Oxidized Nanocarbons-Tripeptide Supramolecular Hydrogels: Shape Matters!

Abstract

Short peptide hydrogels are attractive biomaterials but typically suffer from limited mechanical properties. Inclusion of other nanomaterials can serve the dual purpose of hydrogel reinforcement and of conferring additional physicochemical properties ( e. g., self-healing, conductivity), as long as they do not hamper peptide self-assembly. In particular, nanocarbons are ideal candidates, and their physicochemical properties have demonstrated great potential in nanocarbon-polymer gel biomaterials for tissue engineering or drug delivery.
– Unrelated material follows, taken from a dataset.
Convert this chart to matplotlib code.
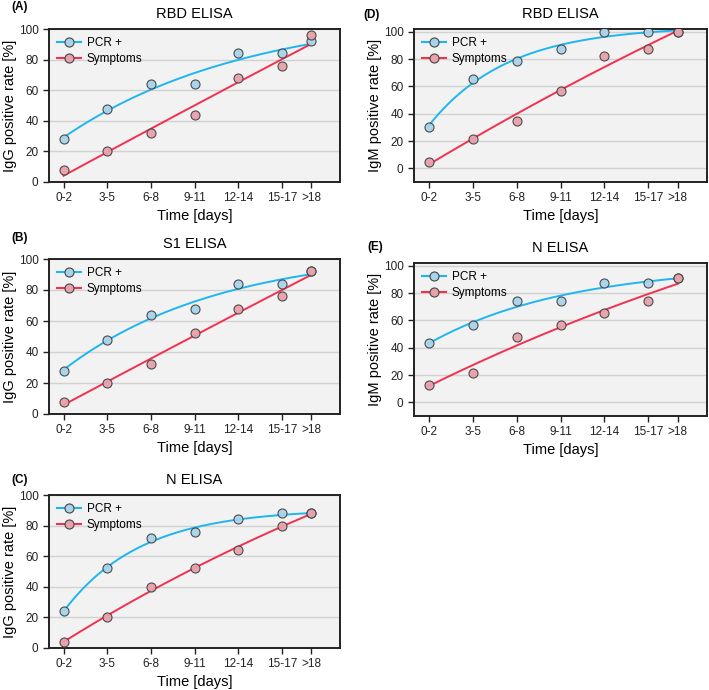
import numpy as np
import matplotlib
matplotlib.use("Agg")
import matplotlib.pyplot as plt

plt.rcParams['font.family'] = ['Liberation Sans', 'DejaVu Sans']

# time bins (midpoint in days) and labels
days = [1, 4, 7, 10, 13, 16, 18]
day_labels = ['0-2', '3-5', '6-8', '9-11', '12-14', '15-17', '>18']

# IgG, RBD ELISA
igg_rbd_pcr = [28, 48, 64, 64, 84, 84, 92]
igg_rbd_sym = [8, 20, 32, 44, 68, 76, 96]
# IgG, S1 ELISA
igg_s1_pcr = [28, 48, 64, 68, 84, 84, 92]
igg_s1_sym = [8, 20, 32, 52, 68, 76, 92]
# IgG, N ELISA
igg_n_pcr = [24, 52, 72, 76, 84, 88, 88]
igg_n_sym = [4, 20, 40, 52, 64, 80, 88]
# IgM, RBD ELISA
igm_rbd_pcr = [30.4, 65.2, 78.3, 87.0, 100, 100, 100]
igm_rbd_sym = [4.3, 21.7, 34.8, 56.5, 82.6, 87.0, 100]
# IgM, N ELISA
igm_n_pcr = [43.5, 56.5, 73.9, 73.9, 87.0, 87.0, 91.3]
igm_n_sym = [13.0, 21.7, 47.8, 56.5, 65.2, 73.9, 91.3]

PCR_LINE = '#1fb6ef'
PCR_FACE = '#a9d3ea'
SYM_LINE = '#f2304f'
SYM_FACE = '#e9a1ab'

W, H = 709, 690


def plateau_fit(x, y):
    """one-phase association y = a + b*exp(-k x), grid search over k"""
    x = np.asarray(x, float)
    y = np.asarray(y, float)
    best = None
    for k in np.linspace(0.002, 0.6, 600):
        A = np.column_stack([np.ones_like(x), np.exp(-k * x)])
        coef, *_ = np.linalg.lstsq(A, y, rcond=None)
        err = np.sum((A @ coef - y) ** 2)
        if best is None or err < best[0]:
            best = (err, k, coef)
    _, k, coef = best
    xs = np.linspace(x.min(), x.max(), 200)
    return xs, coef[0] + coef[1] * np.exp(-k * xs)


def draw_panel(ax, pcr, sym, title, letter, letter_xy, ylabel, ylim):
    ax.set_facecolor('#f2f2f2')
    ax.set_axisbelow(True)
    ax.yaxis.grid(True, color='#d2d2d2', lw=1.0)
    for vals, lc, fc, name in [(pcr, PCR_LINE, PCR_FACE, 'PCR +'),
                               (sym, SYM_LINE, SYM_FACE, 'Symptoms')]:
        xs, ys = plateau_fit(days, vals)
        ax.plot(xs, ys, color=lc, lw=1.4, zorder=2)
        ax.plot(days, vals, 'o', ms=6.5, mfc=fc, mec='#444444', mew=0.8,
                alpha=0.95, zorder=3)
        ax.plot([], [], '-o', color=lc, ms=6.5, mfc=fc, mec='#444444',
                mew=0.8, label=name)
    ax.set_xlim(0, 20)
    ax.set_ylim(*ylim)
    ax.set_xticks(days)
    ax.set_xticklabels(day_labels)
    ax.set_yticks([0, 20, 40, 60, 80, 100])
    ax.tick_params(labelsize=8.5, width=1.0, length=4, colors='#222222')
    for s in ax.spines.values():
        s.set_linewidth(1.4)
        s.set_color('#222222')
    ax.set_xlabel('Time [days]', fontsize=10.5, labelpad=3)
    ax.set_ylabel(ylabel, fontsize=10.5, labelpad=1)
    ax.set_title(title, fontsize=10.5, pad=8)
    ax.legend(loc='upper left', frameon=False, fontsize=8.5,
              handlelength=2.0, handletextpad=0.5, borderaxespad=0.3,
              labelspacing=0.3)
    fig.text(letter_xy[0] / W, 1 - letter_xy[1] / H, letter, fontsize=8.5,
             fontweight='bold', va='center', ha='left')


fig = plt.figure(figsize=(W / 100, H / 100), dpi=100)


def add_ax(x0, y0, x1, y1):
    return fig.add_axes([x0 / W, 1 - y1 / H, (x1 - x0) / W, (y1 - y0) / H])


axA = add_ax(49, 29, 340, 182)
axB = add_ax(49, 259, 340, 414)
axC = add_ax(49, 495, 340, 648)
axD = add_ax(414, 29, 707, 182)
axE = add_ax(414, 263, 707, 416)

draw_panel(axA, igg_rbd_pcr, igg_rbd_sym, 'RBD ELISA', '(A)', (11, 7), 'IgG positive rate [%]', (0, 100))
draw_panel(axB, igg_s1_pcr, igg_s1_sym, 'S1 ELISA', '(B)', (11, 238), 'IgG positive rate [%]', (0, 100))
draw_panel(axC, igg_n_pcr, igg_n_sym, 'N ELISA', '(C)', (11, 480), 'IgG positive rate [%]', (0, 100))
draw_panel(axD, igm_rbd_pcr, igm_rbd_sym, 'RBD ELISA', '(D)', (363, 15), 'IgM positive rate [%]', (-10, 102))
draw_panel(axE, igm_n_pcr, igm_n_sym, 'N ELISA', '(E)', (367, 247), 'IgM positive rate [%]', (-10, 102))

fig.savefig('out.png', dpi=100)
Recently, increasing interest in supramolecular hydrogels drove research also on their enhancement with nanocarbons. However, little is known on the effect of nanocarbon morphology on the self-assembly of short peptides, which are among the most popular hydrogel building blocks. In this work, three different oxidized nanocarbons ( i. e., carbon nanotube or CNT as 1D material, graphene oxide sheet or GO as 2D material, and carbon nanohorn or CNH as 3D material) were evaluated for their effects on the self-assembly of the unprotected tripeptide Leu-DPhe-DPhe at physiological conditions. Supramolecular hydrogels were obtained in all cases, and viscoelastic properties were clearly affected by the nanocarbons, which increased stiffness and resistance to applied stress. Notably, self-healing behavior was observed only in the case of CNTs. Tripeptide-nanotube interaction was noted already in solution prior to self-assembly, with the tripeptide acting as a dispersing agent in phosphate buffer. Experimental and in silico investigation of the interaction between peptide and CNTs suggests that the latter acts as nucleation templates for self-assembly and reassembly. Overall, we provide useful insights for the future design of composite biomaterials with acquired properties.